Return only the lines running from the top of the entries to the line with "import * as", inclusive, exactly as written.
═════ RECORDS FOR THE EXERCISE
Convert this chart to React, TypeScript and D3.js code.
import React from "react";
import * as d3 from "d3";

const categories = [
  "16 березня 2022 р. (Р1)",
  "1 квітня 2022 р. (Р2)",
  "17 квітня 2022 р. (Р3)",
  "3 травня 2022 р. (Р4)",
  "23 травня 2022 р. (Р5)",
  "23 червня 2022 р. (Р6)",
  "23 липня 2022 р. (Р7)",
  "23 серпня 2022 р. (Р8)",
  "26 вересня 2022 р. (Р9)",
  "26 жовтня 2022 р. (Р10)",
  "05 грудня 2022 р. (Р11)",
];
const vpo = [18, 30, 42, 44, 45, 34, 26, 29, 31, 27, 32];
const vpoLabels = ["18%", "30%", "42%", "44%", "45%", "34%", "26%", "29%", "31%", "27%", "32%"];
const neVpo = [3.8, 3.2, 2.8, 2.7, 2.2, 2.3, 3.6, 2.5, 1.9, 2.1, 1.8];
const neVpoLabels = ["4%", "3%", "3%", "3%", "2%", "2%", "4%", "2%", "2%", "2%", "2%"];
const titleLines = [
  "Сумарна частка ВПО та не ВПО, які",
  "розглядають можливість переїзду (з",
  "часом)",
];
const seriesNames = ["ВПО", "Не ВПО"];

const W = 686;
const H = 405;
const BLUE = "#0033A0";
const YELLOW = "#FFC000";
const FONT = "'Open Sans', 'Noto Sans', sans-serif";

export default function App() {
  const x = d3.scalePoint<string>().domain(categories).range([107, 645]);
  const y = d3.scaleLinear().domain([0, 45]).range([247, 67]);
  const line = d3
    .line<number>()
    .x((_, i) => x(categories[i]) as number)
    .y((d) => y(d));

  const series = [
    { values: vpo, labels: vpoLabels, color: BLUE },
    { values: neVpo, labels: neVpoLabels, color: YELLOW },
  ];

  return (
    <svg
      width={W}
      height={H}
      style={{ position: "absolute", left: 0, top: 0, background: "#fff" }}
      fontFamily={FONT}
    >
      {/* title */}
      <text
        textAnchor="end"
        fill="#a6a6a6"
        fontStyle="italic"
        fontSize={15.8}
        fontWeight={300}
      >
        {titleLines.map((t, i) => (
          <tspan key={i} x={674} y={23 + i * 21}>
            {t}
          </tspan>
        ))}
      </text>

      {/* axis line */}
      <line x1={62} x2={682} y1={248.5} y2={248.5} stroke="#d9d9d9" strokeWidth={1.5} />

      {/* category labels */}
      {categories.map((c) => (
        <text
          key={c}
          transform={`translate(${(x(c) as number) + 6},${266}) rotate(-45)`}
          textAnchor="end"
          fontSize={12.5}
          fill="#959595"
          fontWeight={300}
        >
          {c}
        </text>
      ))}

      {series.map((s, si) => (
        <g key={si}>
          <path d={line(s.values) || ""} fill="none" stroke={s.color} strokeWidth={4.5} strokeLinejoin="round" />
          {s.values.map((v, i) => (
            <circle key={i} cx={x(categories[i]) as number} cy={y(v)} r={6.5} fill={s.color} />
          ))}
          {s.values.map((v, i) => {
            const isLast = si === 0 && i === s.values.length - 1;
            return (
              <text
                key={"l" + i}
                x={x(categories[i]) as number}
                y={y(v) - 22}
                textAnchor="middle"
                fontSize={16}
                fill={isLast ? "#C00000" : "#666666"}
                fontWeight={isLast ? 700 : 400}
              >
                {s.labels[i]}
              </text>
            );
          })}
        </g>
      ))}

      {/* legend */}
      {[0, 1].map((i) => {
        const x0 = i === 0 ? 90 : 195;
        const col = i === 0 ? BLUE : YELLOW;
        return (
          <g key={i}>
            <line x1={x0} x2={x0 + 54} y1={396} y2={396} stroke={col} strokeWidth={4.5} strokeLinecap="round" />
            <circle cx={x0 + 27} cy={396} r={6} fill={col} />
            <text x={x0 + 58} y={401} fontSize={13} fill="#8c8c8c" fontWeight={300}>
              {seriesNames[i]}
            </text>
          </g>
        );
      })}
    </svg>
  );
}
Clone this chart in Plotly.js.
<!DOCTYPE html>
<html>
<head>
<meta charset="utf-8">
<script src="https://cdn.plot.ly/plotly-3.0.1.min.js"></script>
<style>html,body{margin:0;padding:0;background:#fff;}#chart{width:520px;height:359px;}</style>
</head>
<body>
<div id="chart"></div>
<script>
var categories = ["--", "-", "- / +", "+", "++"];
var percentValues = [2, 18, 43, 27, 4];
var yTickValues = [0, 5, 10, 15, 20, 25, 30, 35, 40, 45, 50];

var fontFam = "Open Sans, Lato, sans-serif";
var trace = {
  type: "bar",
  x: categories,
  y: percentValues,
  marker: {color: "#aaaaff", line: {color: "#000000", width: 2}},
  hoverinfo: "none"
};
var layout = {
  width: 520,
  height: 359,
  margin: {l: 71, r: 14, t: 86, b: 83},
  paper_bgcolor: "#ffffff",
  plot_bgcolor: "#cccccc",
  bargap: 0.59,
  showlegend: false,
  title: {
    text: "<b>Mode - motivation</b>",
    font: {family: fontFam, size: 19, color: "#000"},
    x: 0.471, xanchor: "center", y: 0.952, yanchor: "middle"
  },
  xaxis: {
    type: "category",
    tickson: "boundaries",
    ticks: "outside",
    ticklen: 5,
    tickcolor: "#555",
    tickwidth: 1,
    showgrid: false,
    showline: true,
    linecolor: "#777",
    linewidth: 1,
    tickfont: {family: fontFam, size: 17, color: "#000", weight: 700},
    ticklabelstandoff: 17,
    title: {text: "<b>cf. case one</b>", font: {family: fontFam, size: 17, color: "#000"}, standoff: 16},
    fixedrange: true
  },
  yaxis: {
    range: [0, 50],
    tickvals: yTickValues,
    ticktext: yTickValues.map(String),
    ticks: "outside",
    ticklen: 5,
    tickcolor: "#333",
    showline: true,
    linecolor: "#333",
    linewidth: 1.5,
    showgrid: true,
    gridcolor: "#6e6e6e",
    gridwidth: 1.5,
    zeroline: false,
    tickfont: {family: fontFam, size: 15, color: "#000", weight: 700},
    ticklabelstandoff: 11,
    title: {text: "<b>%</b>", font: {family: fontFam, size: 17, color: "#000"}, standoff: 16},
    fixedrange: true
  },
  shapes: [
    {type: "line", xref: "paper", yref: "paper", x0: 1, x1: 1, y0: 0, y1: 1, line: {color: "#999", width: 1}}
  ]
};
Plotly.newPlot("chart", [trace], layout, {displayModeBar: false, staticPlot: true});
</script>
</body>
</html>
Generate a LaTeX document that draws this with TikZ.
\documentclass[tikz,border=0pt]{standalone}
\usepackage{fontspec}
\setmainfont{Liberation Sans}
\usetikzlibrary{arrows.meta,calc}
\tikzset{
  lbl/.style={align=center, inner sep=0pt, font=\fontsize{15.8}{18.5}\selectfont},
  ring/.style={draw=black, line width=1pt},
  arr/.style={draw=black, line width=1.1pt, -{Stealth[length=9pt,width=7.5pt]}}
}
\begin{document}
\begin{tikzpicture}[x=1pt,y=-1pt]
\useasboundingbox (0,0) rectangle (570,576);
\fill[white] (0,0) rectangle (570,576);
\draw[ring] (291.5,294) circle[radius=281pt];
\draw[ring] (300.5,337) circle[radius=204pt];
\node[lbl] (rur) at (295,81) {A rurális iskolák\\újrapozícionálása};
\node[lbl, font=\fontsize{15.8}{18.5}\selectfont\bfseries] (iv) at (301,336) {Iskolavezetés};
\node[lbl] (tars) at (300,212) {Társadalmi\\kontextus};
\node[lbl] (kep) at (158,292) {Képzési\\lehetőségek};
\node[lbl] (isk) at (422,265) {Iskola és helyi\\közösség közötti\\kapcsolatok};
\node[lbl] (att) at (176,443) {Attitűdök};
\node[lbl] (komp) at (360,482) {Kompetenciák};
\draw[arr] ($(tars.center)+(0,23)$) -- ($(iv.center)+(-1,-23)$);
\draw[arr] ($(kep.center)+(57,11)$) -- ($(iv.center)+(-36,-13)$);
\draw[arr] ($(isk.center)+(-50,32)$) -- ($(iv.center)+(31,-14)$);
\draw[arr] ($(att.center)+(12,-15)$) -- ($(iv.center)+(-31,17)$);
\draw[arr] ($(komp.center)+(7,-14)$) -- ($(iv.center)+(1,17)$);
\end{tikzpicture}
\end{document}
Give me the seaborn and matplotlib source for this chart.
══════════
» **WRITTEN RESPONSE**:
Convert this chart to React, TypeScript and D3.js code.
import React from "react";
import * as d3 from "d3";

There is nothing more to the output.